Rated: M
Directed by: Michael Morris
Screenplay by: Helen Fielding with contributions by Abi Morgan and Dan Mazer
Based the Novel Written by: Helen Fielding
Produced by: Tim Bevan, Eric Fellner, Jo Wallett
Starring: Renée Zellweger, Chiwetel Ejiofor, Leo Woodall, Jim Broadbent, Gemma Jones, Isla Fisher, with Colin Firth and Hugh Grant.
‘It’s not enough to survive; you’ve got to live.’
Bridget Jones: Mad About The Boy shows Mrs. Darcy (Renée Zellweger) at home with her two children, nine-year-old Billy (Casper Knopf) and four-year-old Mabel (Mila Jankovic).
Bridget is now a widow, coping with the chaos of raising two kids on her own.
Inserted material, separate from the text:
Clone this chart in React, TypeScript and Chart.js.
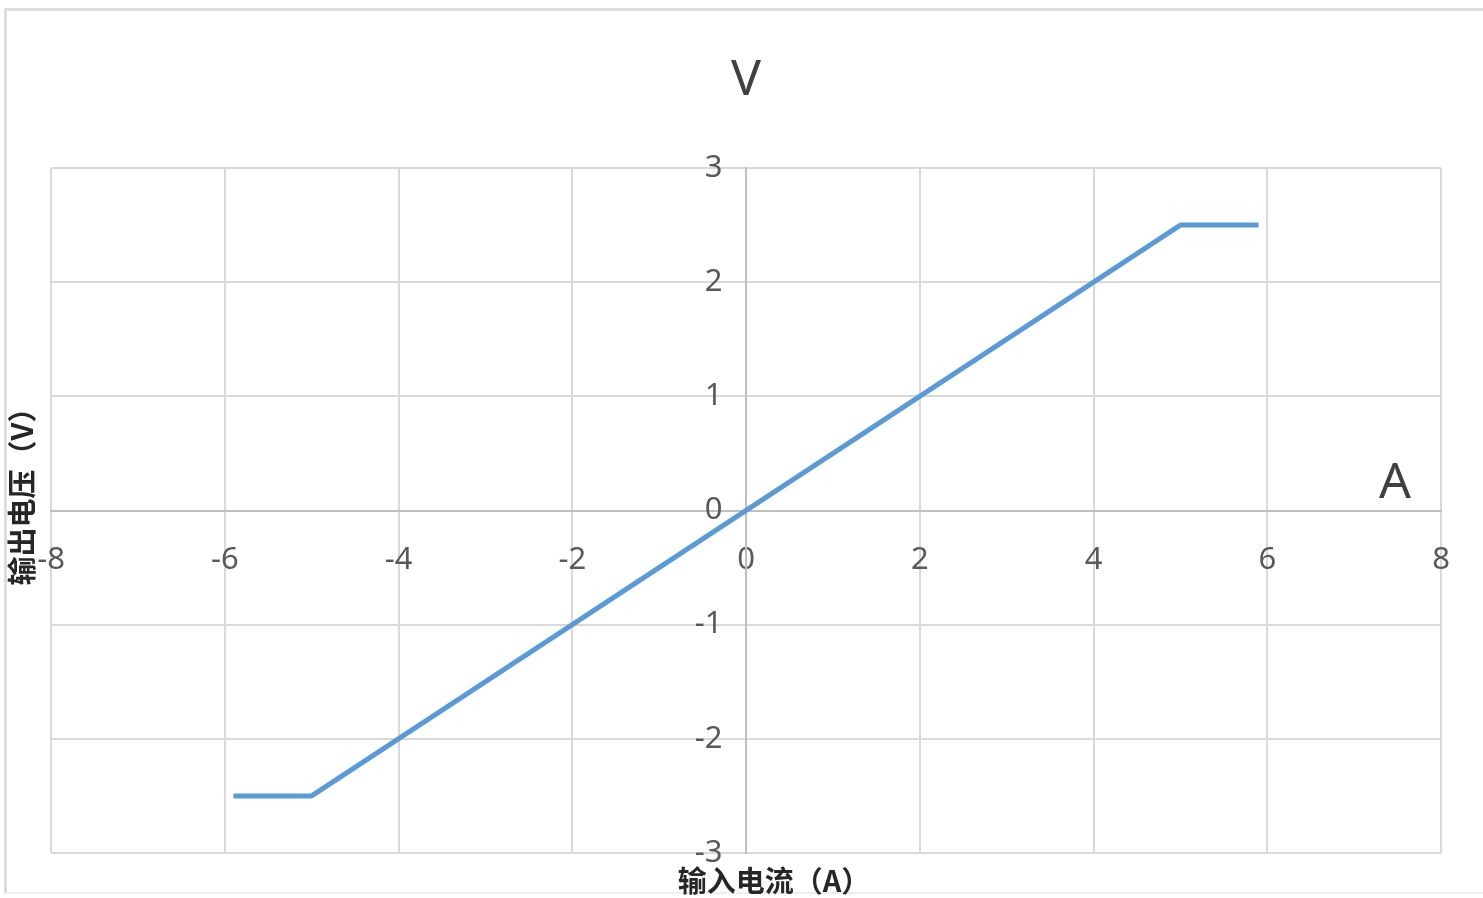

In classic style, Bridget struggles with her zipper, the kids need their dinner and the house is about to catch fire.
Daniel Cleaver (Hugh Grant) to the rescue. To babysit the kids.
There’s still the same gang: Shazzer (Sally Phillips), Jude (Shirley Henderson), Tom (James Callis) and Miranda (Sarah Solemani) to help remember Mark (Colin Firth) on the anniversary of his death.
Her friends help Bridget through, Jude weirdly licking the slice of orange on the side of her drink, all giving advice or saving her from advice or warning her about the dangers of labial adhesion from lack of use.
It’s time for Bridget to start again.
So when Miranda loads Bridget’s profile on Tinder, Bridget realises flirting is fun. Particularly when a toyboy, enter Roxster (Leo Woodall), saves her kids from a tree. And Bridget from her grief.
It’s all romance and funny moments; constantly giving the science teacher, Mr. Wallker (Chiwetel Ejiofor) the wrong impression like buying an assortment of condoms because who know what to buy after all this time, so why not a variety?
What I didn’t see coming were all the tearjerking moments.
Director Michael Morris states: “How do you make a movie that is quintessentially Bridget Jones, but which also engages with issues and emotions that these movies haven’t engaged with before? I latched onto the question of how Bridget, or how any of us, overcome something that feels unimaginable. I had this notion of creating a ‘comedy of grief.’ This is a film that wants to honor an experience that all of us are inevitably touched by.”
The film’s a roller coaster of emotions with notes of nostalgia.
The characters have grown older so there’s change, there’s life with children; there’s the unpacking of what’s important, still being naughty while being a mother, working, grieving and new beginnings.
The humour felt heavy handed at times, but that was the beginning, that opening of forced jovial moments with the kids.
But I was won over with Daniel’s naughty nun comments.
And although the humour was still there, (fuck, I mean fuck-catia… Did you eat all the focaccia?) this instalment of Bridget Jones was more about the change in Bridget’s life. There’s antics, but it’s the emotional change that was the overriding feeling.